• [Task description]
Take the lines of the data below from the very first through the line containing "plt.rcParams['font.family'] = ['Lato', 'DejaVu" and output them exactly, pictures excluded.

• [Given information]
○ ○ ○ ○ ○ ○ ○
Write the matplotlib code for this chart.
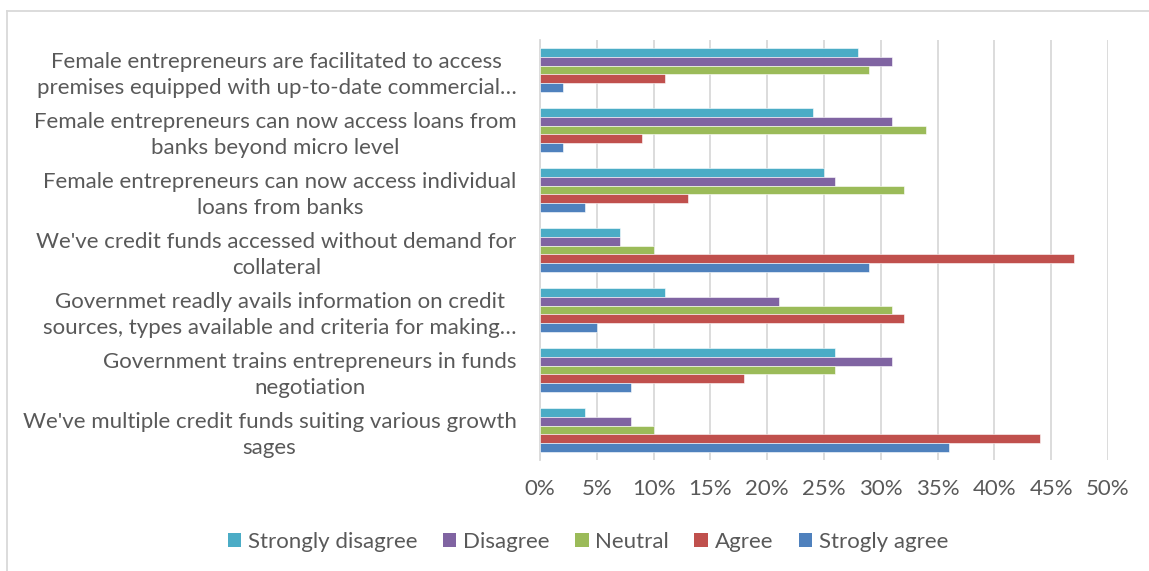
import matplotlib
matplotlib.use("Agg")
import matplotlib.pyplot as plt
from matplotlib.lines import Line2D
from matplotlib.ticker import FuncFormatter, MultipleLocator
from matplotlib.patches import Patch
import numpy as np

plt.rcParams['font.family'] = ['Lato', 'DejaVu Sans']

statements = [
    "Female entrepreneurs are facilitated to access\npremises equipped with up-to-date commercial\u2026",
    "Female entrepreneurs can now access loans from\nbanks beyond micro level",
    "Female entrepreneurs can now access individual\nloans from banks",
    "We've credit funds accessed without demand for\ncollateral",
    "Governmet readly avails information on credit\nsources, types available and criteria for making\u2026",
    "Government trains entrepreneurs in funds\nnegotiation",
    "We've multiple credit funds suiting various growth\nsages",
]

series_names = ["Strongly disagree", "Disagree", "Neutral", "Agree", "Strogly agree"]
strongly_disagree = [28, 24, 25, 7, 11, 26, 4]
disagree = [31, 31, 26, 7, 21, 31, 8]
neutral = [29, 34, 32, 10, 31, 26, 10]
agree = [11, 9, 13, 47, 32, 18, 44]
strongly_agree = [2, 2, 4, 29, 5, 8, 36]
series_values = [strongly_disagree, disagree, neutral, agree, strongly_agree]
colors = ["#4BACC6", "#8064A2", "#9BBB59", "#C0504D", "#4F81BD"]

text_color = "#595959"
grid_color = "#D9D9D9"
fs = 16

fig = plt.figure(figsize=(11.49, 5.71), dpi=100)
ax = fig.add_axes([540 / 1149, 1 - 460 / 571, 568 / 1149, 420 / 571])

n = len(statements)
centers = np.arange(n)[::-1].astype(float)
bar_h = 0.147
for j, (vals, col) in enumerate(zip(series_values, colors)):
    offs = (2 - j) * bar_h
    ax.barh(centers + offs, np.array(vals) / 100.0, height=bar_h, color=col,
            edgecolor="white", linewidth=0.4, label=series_names[j], zorder=3)

ax.set_xlim(0, 0.5)
ax.set_ylim(-0.5, n - 0.5)
ax.xaxis.set_major_locator(MultipleLocator(0.05))
ax.xaxis.set_major_formatter(FuncFormatter(lambda v, p: f"{v * 100:.0f}%"))
ax.grid(axis="x", color=grid_color, linewidth=1.3, zorder=0)
ax.set_axisbelow(True)

ax.set_yticks(centers)
ax.set_yticklabels(statements, multialignment="center", linespacing=1.4)
ax.tick_params(axis="y", length=0, pad=17, labelsize=fs, labelcolor=text_color)
ax.tick_params(axis="x", length=0, pad=14, labelsize=fs, labelcolor=text_color)

for side in ["top", "right", "bottom"]:
    ax.spines[side].set_visible(False)
ax.spines["left"].set_color(grid_color)
ax.spines["left"].set_linewidth(1.3)

handles = [Patch(facecolor=c, edgecolor="none") for c in colors]
leg = fig.legend(handles, series_names, loc="center", ncol=5,
                 bbox_to_anchor=(588 / 1149, 1 - 542 / 571), frameon=False,
                 fontsize=fs, handlelength=0.6, handleheight=0.6,
                 handletextpad=0.3, columnspacing=1.15)
for t in leg.get_texts():
    t.set_color(text_color)

# chart area outline (top and left edges)
y_top = 1 - 11 / 571
x_left = 7 / 1149
fig.add_artist(Line2D([x_left, 1.0], [y_top, y_top], transform=fig.transFigure,
                      color=grid_color, linewidth=1.3))
fig.add_artist(Line2D([x_left, x_left], [0, y_top], transform=fig.transFigure,
                      color=grid_color, linewidth=1.3))

fig.savefig("out.png", dpi=100, facecolor="white")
○ ○ ○ ○ ○ ○ ○
• [Answer for this exercise]
Write the matplotlib code for this chart.
import matplotlib
matplotlib.use("Agg")
import matplotlib.pyplot as plt
from matplotlib.lines import Line2D
from matplotlib.ticker import FuncFormatter, MultipleLocator
from matplotlib.patches import Patch
import numpy as np

plt.rcParams['font.family'] = ['Lato', 'DejaVu Sans']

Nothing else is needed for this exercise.